Le débat réglementaire actuellement en cours se base sur une proposition faite par la Commission européenne en juillet 2023ii. Cette proposition, qui nécessite de modifier le règlement (UE) 2017/625 (dit « paquet hygiène », qui ne s’applique qu’aux produits destinés à l’alimentation humaine et animale), modifie la définition même des OGM auxquels elle s’applique. Elle exclut ainsi de la définition les OGM obtenus par des techniques de mutagenèse et de fusion cellulaire principalement développées avant 2001 et dont la sécurité serait donc avérée depuis longtempsiii. Selon la législation actuelle, ce sont des OGM certes exemptés de l’application de cette directive, mais OGM quand même selon la directive 2001/18 concernant – comme la proposition de nouveau règlement – la dissémination dans l’environnement. Cette exclusion annule donc un critère temporel objectif et vérifiable (la date de 2001). Elle vient aussi justifier la déréglementation des « nouveaux OGM », déclarés «équivalents» aux anciens OGM exemptés, auxquels s’ajoutent discrètement ceux issus de techniques « avancées telles que le sauvetage d’embryons, la polyploïdie induite et les croisements en pont »… D’autant que « telles que » veut dire qu’il peut y en avoir d’autres qui apparaîtront immanquablement dans la réglementation elle-même, au fur et à mesure des évolutions technologiques et de l’acceptation sociale de ces nouvelles manipulations génétiques.

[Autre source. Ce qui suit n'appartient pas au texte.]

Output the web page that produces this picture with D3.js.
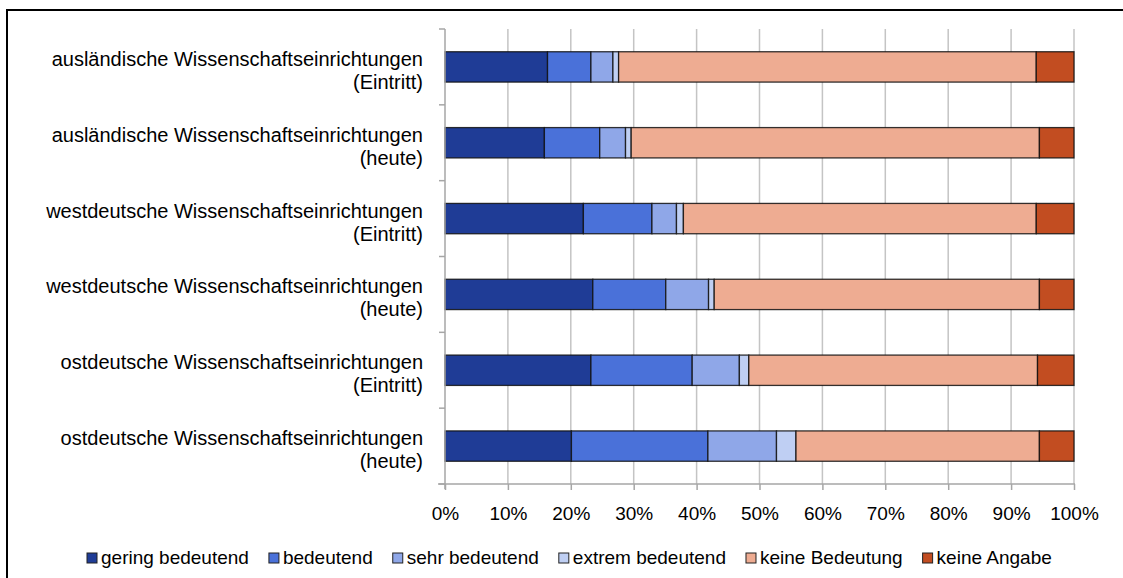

Si les appellations Crispr, NTG, cisgénèse, « mutagénèse ciblée » ou « dirigée » sont régulièrement évoquées, un retour au texte paraît bénéfique. Dans sa proposition, la Commission européenne axe son sujet sur les « végétaux obtenus par certaines nouvelles techniques génomiques » et leur commercialisation (dans l’alimentation, dans l’environnement…). Pas toutes les nouvelles techniques, mais certaines ! Elle précise que la nouvelle technique génomique concernée est la « mutagénèse ciblée », définie comme « les techniques de mutagenèse causant une ou plusieurs modifications de la séquence d’ADN à des endroits précis du génome d’un organisme ». Or, de nombreuses techniques de mutagenèse dites « aléatoires» sont ciblées dès lors qu’elles sont reproductibles par l’homme du métier qui veut obtenir la mutation souhaitée et le caractère breveté associé.

Si on ajoute le cas de la définition proposée pour la « cisgénèse », qui serait une technique de « modification génétique causant l’insertion, dans le génome d’un organisme, de matériel génétique déjà présent dans le pool génétique des obtenteurs », le lecteur se retrouve avec des définitions juridiques proposées par la Commission européenne dans un langage qui se veut « scientifique » et qui s’avère étonnamment imprécis, voire faux, puisque la cisgénèse est traditionnellement (et encore le plus souvent) une technique particulière de transgenèse, mais rarement une NTG. Cette imprécision permet également que l’annexe de la Commission européenne propose finalement aussi bien des substitutions de nucléotides que des délétions et insertions de séquences sans limite de taille. La batterie complète des modifications possibles, à l’exception de l’insertion définitive de transgènes…

Les imprécisions et confusions des mots utilisés ont été à la base de l’argumentaire pour proposer une déréglementation des OGM. Cela conduit à ce que le vocabulaire utilisé par la Commission européenne dans sa proposition n’est pas exempt d’ambiguïtés. Une situation paradoxale, puisque la simplicité de la définition fournie par directive 2001/18, législation encadrant les OGM depuis 2001, la rend d’autant plus claire : un OGM est une « un organisme, à l’exception des êtres humains, dont le matériel génétique a été modifié d’une manière qui ne s’effectue pas naturellement par multiplication et/ou par recombinaison naturelle ».

i Voir l’exemple du maïs waxy de Dupont/Pioneer (devenu Corteva) :
Anick Bossu et Eric Meunier, « Les mots à la base de la stratégie des multinationales », Inf’OGM, le journal, n°173, octobre/décembre 2023.

ii Commission européenne, « Proposition de RÈGLEMENT DU PARLEMENT EUROPÉEN ET DU CONSEIL concernant les végétaux obtenus au moyen de certaines nouvelles techniques génomiques et les denrées alimentaires et aliments pour animaux qui en sont dérivés, et modifiant le règlement (UE) 2017/625 », 5 juillet 2023.